_Exercise description_: Print the entries in full, word for word, but not the pictures.
_ _ _ _ _ _ _
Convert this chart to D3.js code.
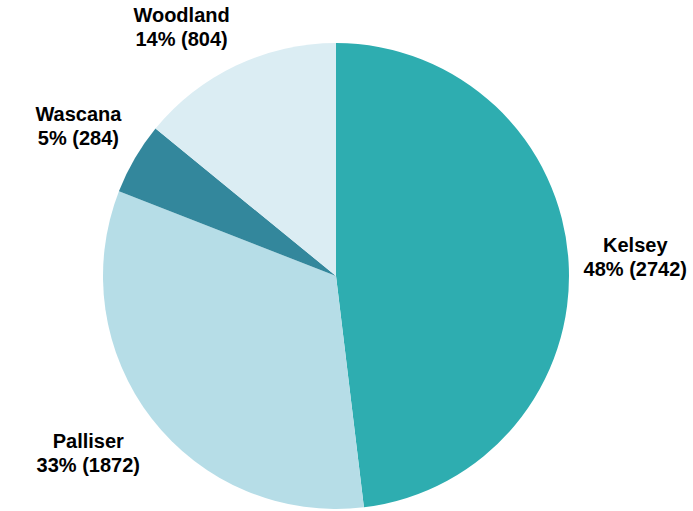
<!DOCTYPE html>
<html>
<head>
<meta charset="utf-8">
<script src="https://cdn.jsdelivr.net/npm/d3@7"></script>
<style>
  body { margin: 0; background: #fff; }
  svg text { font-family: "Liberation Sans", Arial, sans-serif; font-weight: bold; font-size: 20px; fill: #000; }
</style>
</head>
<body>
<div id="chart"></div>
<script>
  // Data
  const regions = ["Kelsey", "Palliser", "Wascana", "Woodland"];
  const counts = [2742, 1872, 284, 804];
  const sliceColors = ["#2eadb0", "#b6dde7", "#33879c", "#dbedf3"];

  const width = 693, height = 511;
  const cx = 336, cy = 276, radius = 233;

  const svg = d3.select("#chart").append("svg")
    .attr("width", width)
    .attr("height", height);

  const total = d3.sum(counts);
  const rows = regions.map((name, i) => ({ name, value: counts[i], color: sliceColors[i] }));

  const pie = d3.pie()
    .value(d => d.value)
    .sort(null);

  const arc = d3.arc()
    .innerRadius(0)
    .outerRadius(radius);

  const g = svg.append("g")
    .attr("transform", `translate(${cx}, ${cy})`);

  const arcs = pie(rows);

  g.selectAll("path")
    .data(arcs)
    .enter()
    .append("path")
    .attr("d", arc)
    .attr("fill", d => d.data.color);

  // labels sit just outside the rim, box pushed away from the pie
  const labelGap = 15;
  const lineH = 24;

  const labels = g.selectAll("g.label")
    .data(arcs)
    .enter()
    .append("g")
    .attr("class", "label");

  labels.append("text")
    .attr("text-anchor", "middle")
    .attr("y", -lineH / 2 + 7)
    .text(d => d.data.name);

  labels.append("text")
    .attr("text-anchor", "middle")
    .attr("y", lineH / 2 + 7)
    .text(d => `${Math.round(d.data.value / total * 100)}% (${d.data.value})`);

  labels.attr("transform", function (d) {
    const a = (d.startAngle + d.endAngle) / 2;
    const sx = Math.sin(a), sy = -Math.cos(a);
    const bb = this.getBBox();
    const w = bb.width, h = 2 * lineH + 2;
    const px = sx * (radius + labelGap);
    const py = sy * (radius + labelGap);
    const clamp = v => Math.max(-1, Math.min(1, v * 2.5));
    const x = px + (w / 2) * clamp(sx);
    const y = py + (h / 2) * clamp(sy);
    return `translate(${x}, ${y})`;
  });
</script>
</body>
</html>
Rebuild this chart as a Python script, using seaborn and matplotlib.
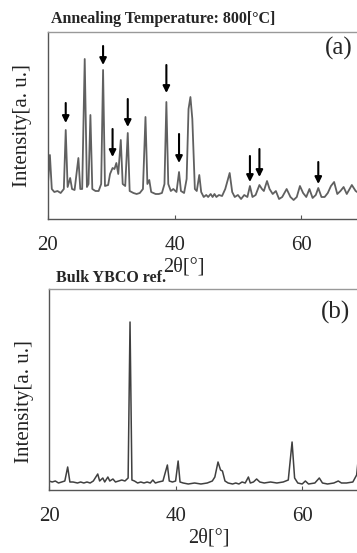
_ _ _ _ _ _ _
_Expected output_:
Convert this chart to D3.js code.
<!DOCTYPE html>
<html>
<head>
<meta charset="utf-8">
<script src="https://cdn.jsdelivr.net/npm/d3@7"></script>
<style>
  body { margin: 0; background: #fff; }
  svg text { font-family: "Liberation Sans", Arial, sans-serif; font-weight: bold; font-size: 20px; fill: #000; }
</style>
</head>
<body>
<div id="chart"></div>
<script>
  // Data
  const regions = ["Kelsey", "Palliser", "Wascana", "Woodland"];
  const counts = [2742, 1872, 284, 804];
  const sliceColors = ["#2eadb0", "#b6dde7", "#33879c", "#dbedf3"];

  const width = 693, height = 511;
  const cx = 336, cy = 276, radius = 233;

  const svg = d3.select("#chart").append("svg")
    .attr("width", width)
    .attr("height", height);

  const total = d3.sum(counts);
  const rows = regions.map((name, i) => ({ name, value: counts[i], color: sliceColors[i] }));

  const pie = d3.pie()
    .value(d => d.value)
    .sort(null);

  const arc = d3.arc()
    .innerRadius(0)
    .outerRadius(radius);

  const g = svg.append("g")
    .attr("transform", `translate(${cx}, ${cy})`);

  const arcs = pie(rows);

  g.selectAll("path")
    .data(arcs)
    .enter()
    .append("path")
    .attr("d", arc)
    .attr("fill", d => d.data.color);

  // labels sit just outside the rim, box pushed away from the pie
  const labelGap = 15;
  const lineH = 24;

  const labels = g.selectAll("g.label")
    .data(arcs)
    .enter()
    .append("g")
    .attr("class", "label");

  labels.append("text")
    .attr("text-anchor", "middle")
    .attr("y", -lineH / 2 + 7)
    .text(d => d.data.name);

  labels.append("text")
    .attr("text-anchor", "middle")
    .attr("y", lineH / 2 + 7)
    .text(d => `${Math.round(d.data.value / total * 100)}% (${d.data.value})`);

  labels.attr("transform", function (d) {
    const a = (d.startAngle + d.endAngle) / 2;
    const sx = Math.sin(a), sy = -Math.cos(a);
    const bb = this.getBBox();
    const w = bb.width, h = 2 * lineH + 2;
    const px = sx * (radius + labelGap);
    const py = sy * (radius + labelGap);
    const clamp = v => Math.max(-1, Math.min(1, v * 2.5));
    const x = px + (w / 2) * clamp(sx);
    const y = py + (h / 2) * clamp(sy);
    return `translate(${x}, ${y})`;
  });
</script>
</body>
</html>
Rebuild this chart as a Python script, using seaborn and matplotlib.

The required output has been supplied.